Sunday, February 04, 2007

More on science and religion

In his insightful comment to my last post, David Van Dusen <http://www.typeschrift.blogspot.com/> says:

"The dogs will fight." & "There is a (divine) gradient to nature." --- Indeed! --- And a divine gradient, also, to the blood-feuds, cock-fights, and peace-by-other-means we wage over Divinity, and Nature?

Well David, a "Divine gradient" does not mean a straight line. To the contrary, it means a tendency with many irregularities and seeming inconsistencies, and even much that appears retrograde.

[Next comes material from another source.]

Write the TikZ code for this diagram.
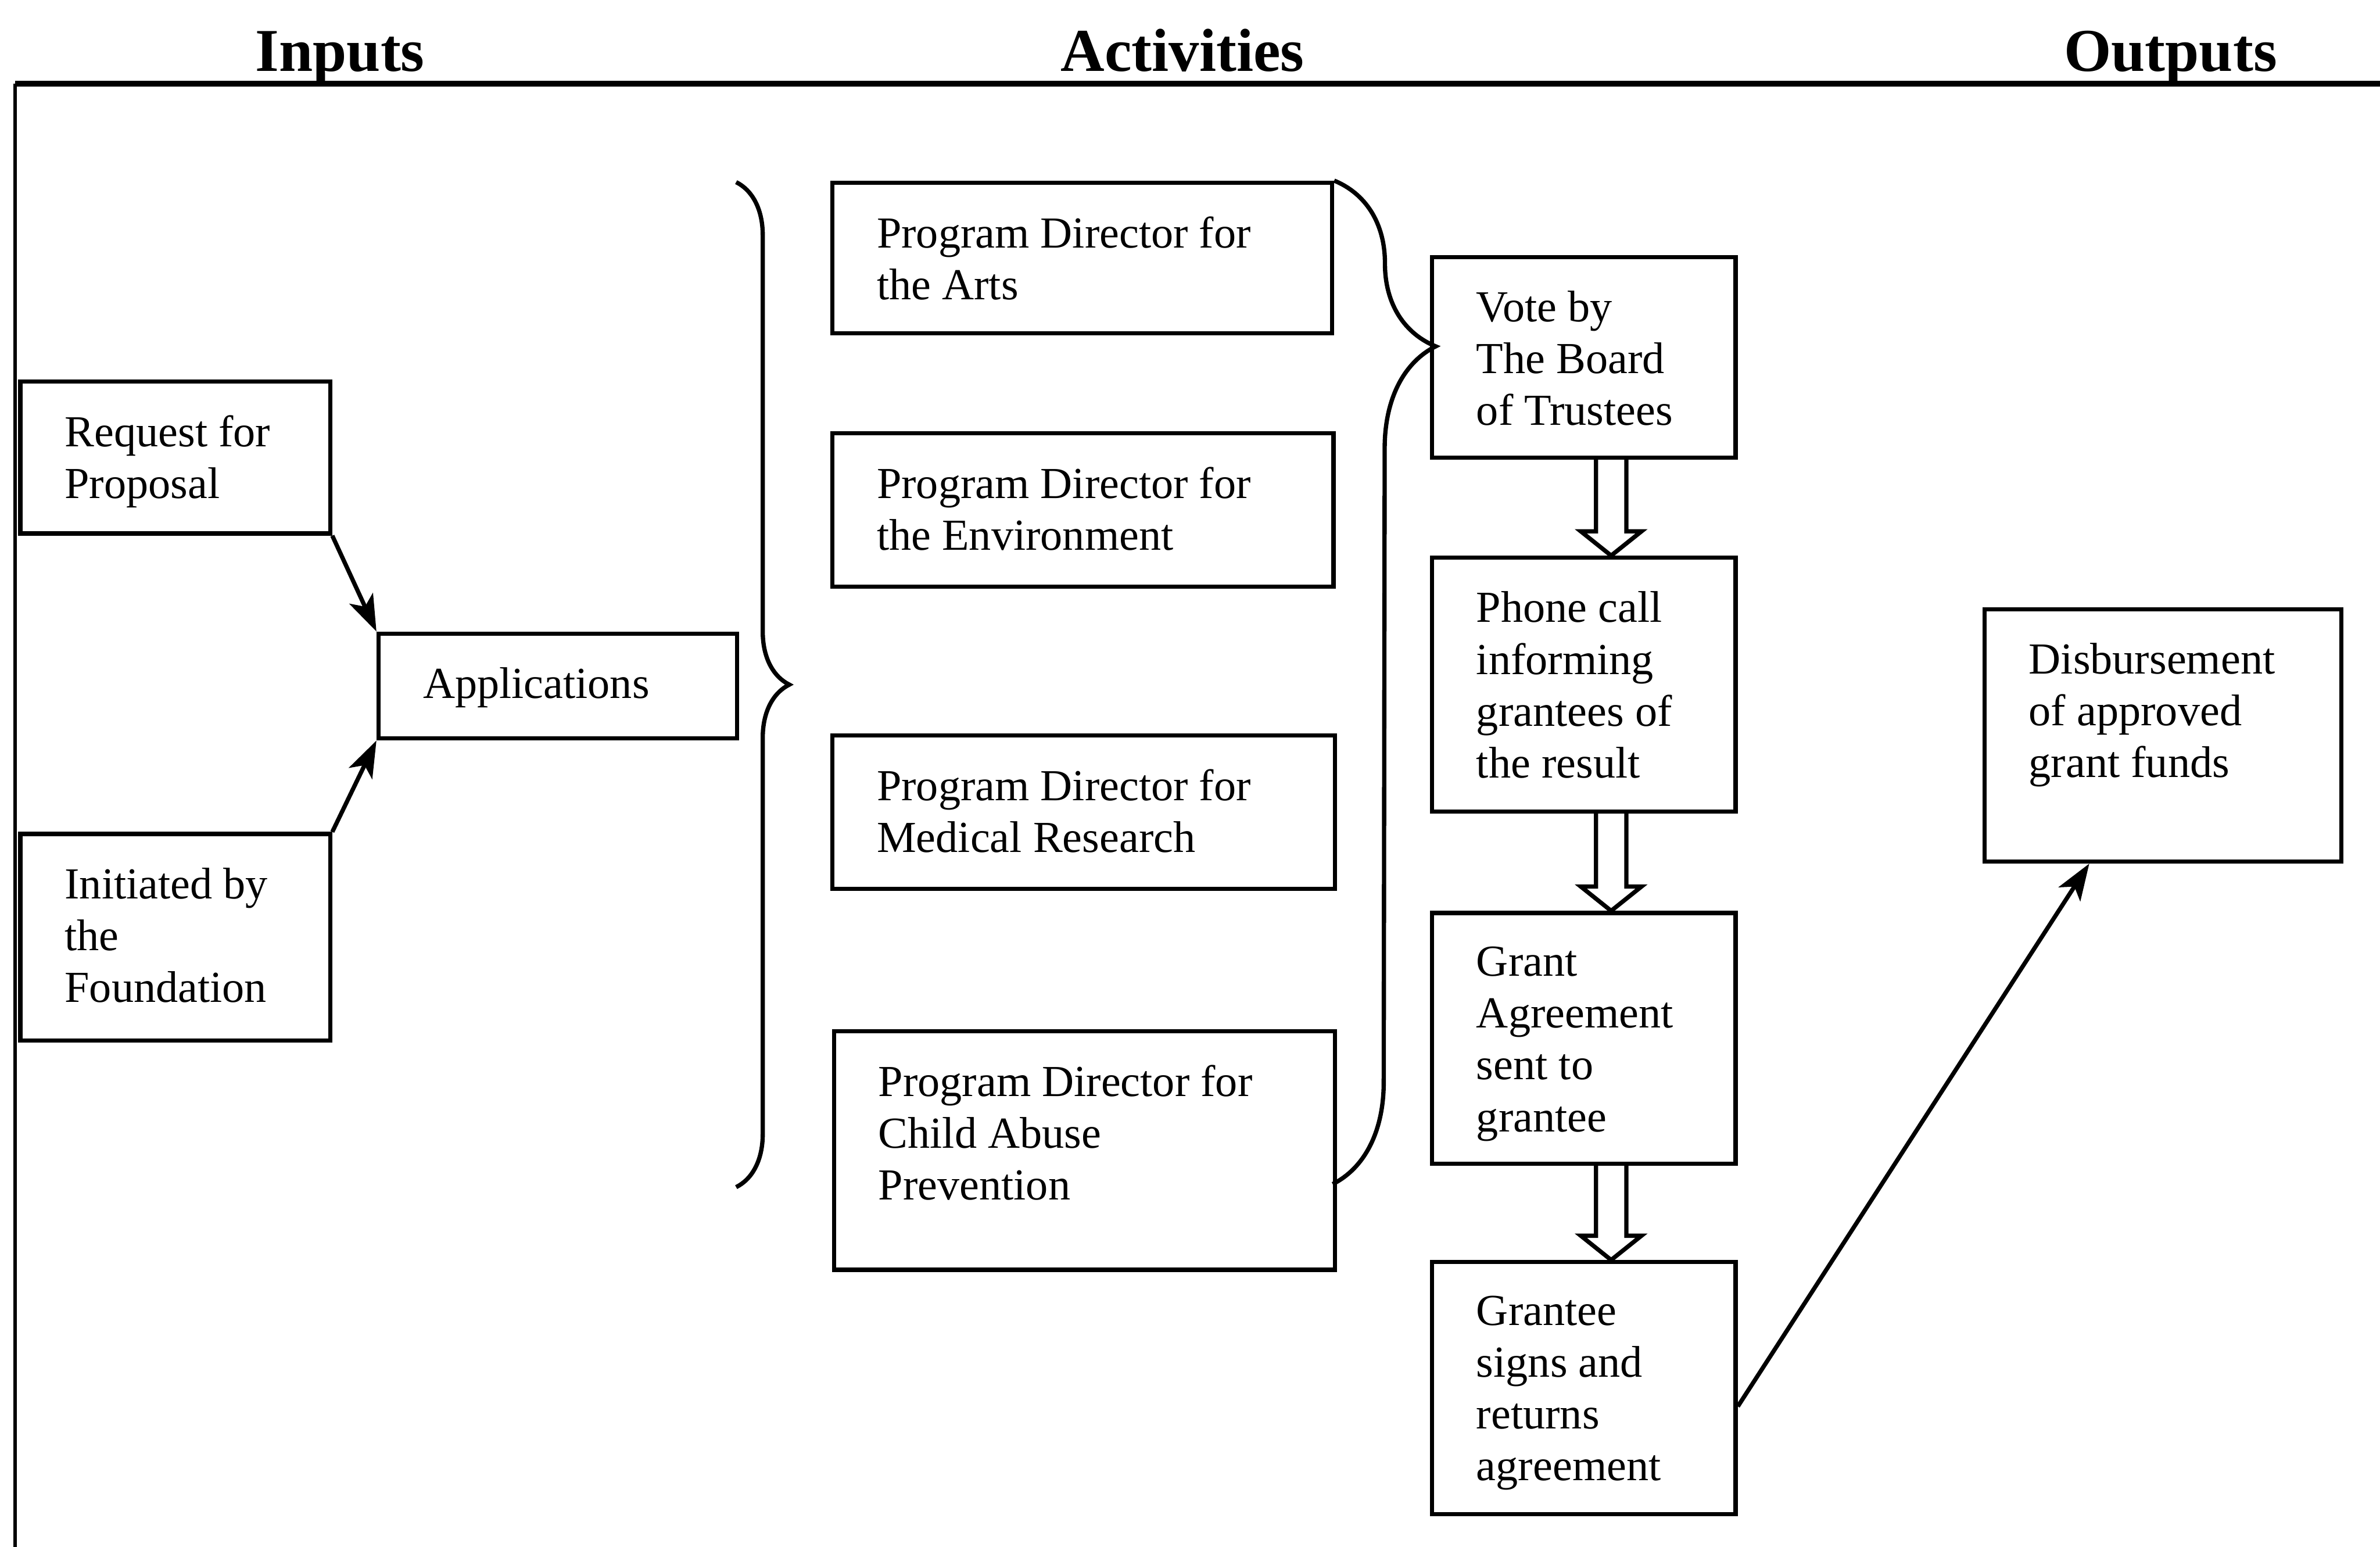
\documentclass[tikz,border=0pt]{standalone}
\usepackage{fontspec}
\setmainfont{Liberation Serif}
\usetikzlibrary{arrows.meta,calc,decorations.pathreplacing}

\begin{document}
\begin{tikzpicture}[x=0.01cm, y=-0.01cm,
	box/.style={draw, line width=0.8pt, anchor=north west, inner sep=0pt},
	txt/.style={anchor=north west, align=left, inner sep=0pt, xshift=0.3cm, yshift=-0.23cm,
		font=\fontsize{8.3}{9.7}\selectfont},
	head/.style={anchor=base, font=\fontsize{11.4}{13}\selectfont\bfseries},
	arr/.style={-{Stealth[length=2.4mm,width=1.7mm,inset=0.6mm]}, line width=0.8pt},
	brc/.style={decorate, line width=0.8pt},
	hollow/.style={line width=0.8pt, line join=miter}]
	\useasboundingbox (0,0) rectangle (1568,1019);

	\node[head] (inputs) at (224,47) {Inputs};
	\node[head] (activities) at (779,47) {Activities};
	\node[head] (outputs) at (1430,47) {Outputs};
	\draw[line width=1.1pt] (1568,55) -- (10,55);
	\draw[line width=0.6pt] (10,55) -- (10,1019);

	\node[box, minimum width=2.04cm, minimum height=1.00cm, label={[txt]north west:Request for\\Proposal}] (req) at (12,250) {};
	\node[box, minimum width=2.04cm, minimum height=1.36cm, label={[txt]north west:Initiated by\\the\\Foundation}] (init) at (12,548) {};
	\node[box, minimum width=2.36cm, minimum height=0.69cm, label={[txt]north west:Applications}] (app) at (248,416) {};

	\node[box, minimum width=3.29cm, minimum height=0.99cm, label={[txt]north west:Program Director for\\the Arts}] (arts) at (547,119) {};
	\node[box, minimum width=3.30cm, minimum height=1.01cm, label={[txt]north west:Program Director for\\the Environment}] (env) at (547,284) {};
	\node[box, minimum width=3.31cm, minimum height=1.01cm, label={[txt]north west:Program Director for\\Medical Research}] (med) at (547,483) {};
	\node[box, minimum width=3.30cm, minimum height=1.57cm, label={[txt]north west:Program Director for\\Child Abuse\\Prevention}] (child) at (548,678) {};

	\node[box, minimum width=2.00cm, minimum height=1.32cm, label={[txt]north west:Vote by\\The Board\\of Trustees}] (vote) at (942,168) {};
	\node[box, minimum width=2.00cm, minimum height=1.67cm, label={[txt]north west:Phone call\\informing\\grantees of\\the result}] (phone) at (942,366) {};
	\node[box, minimum width=2.00cm, minimum height=1.65cm, label={[txt]north west:Grant\\Agreement\\sent to\\grantee}] (agree) at (942,600) {};
	\node[box, minimum width=2.00cm, minimum height=1.66cm, label={[txt]north west:Grantee\\signs and\\returns\\agreement}] (sign) at (942,830) {};

	\node[box, minimum width=2.35cm, minimum height=1.66cm, label={[txt]north west:Disbursement\\of approved\\grant funds}] (disb) at (1306,400) {};

	\draw[arr] (req.south east) -- (app.north west);
	\draw[arr] (init.north east) -- (app.south west);

	\draw[brc, decoration={brace, amplitude=0.35cm}] (485,120) -- (485,782);
	\draw[brc, decoration={brace, amplitude=0.67cm, aspect=0.165}] (arts.north east) -- (878,780);

	\foreach \a/\b in {vote/phone, phone/agree, agree/sign}
		\draw[hollow] ($(\a.south)+(8,0)$) -- ($(\b.north)+(8,-16)$) -- ($(\b.north)+(-2,-16)$) -- ($(\b.north)+(18,0)$)
			-- ($(\b.north)+(38,-16)$) -- ($(\b.north)+(28,-16)$) -- ($(\a.south)+(28,0)$);

	\draw[arr] ([yshift=-0.12cm]sign.east) -- ([xshift=-0.485cm]disb.south);
\end{tikzpicture}
\end{document}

One example: The Romans destroyed the 2nd Temple and did their best to destroy Judaism, but what resulted was a renewed Judaism, Rabbinic Judaism, with a profoundly powerful social, moral, and intellectual trajectory. That’s the Jewish view, and we’ve been saying it for 1800 years, but you would be hard-pressed to find much Christian (or Muslim) acknowledgment of that point of view until the enlightenment was well under way (1750+). In fact, in Europe (as opposed to the US, whose founders used Judaism as an important model) it only became "reasonable" to openly talk about Judaism’s historic value and validity after the military destruction of European nazism. That war, which dismantled the last vestiges of Europe’s moral and intellectual "authority," allowed a more open and honest reevaluation of Judaism and Jews. In sum, in spite of, shall we say, 95 generations of active resistence, the Divine gradient, which we Jews believe establishes Judaism’s priesthood role, persisted. Israel was restored, and Judaism’s fundamental importance to Western and Middle Eastern culture is now beginning to be acknowledged and studied by people other than Jews.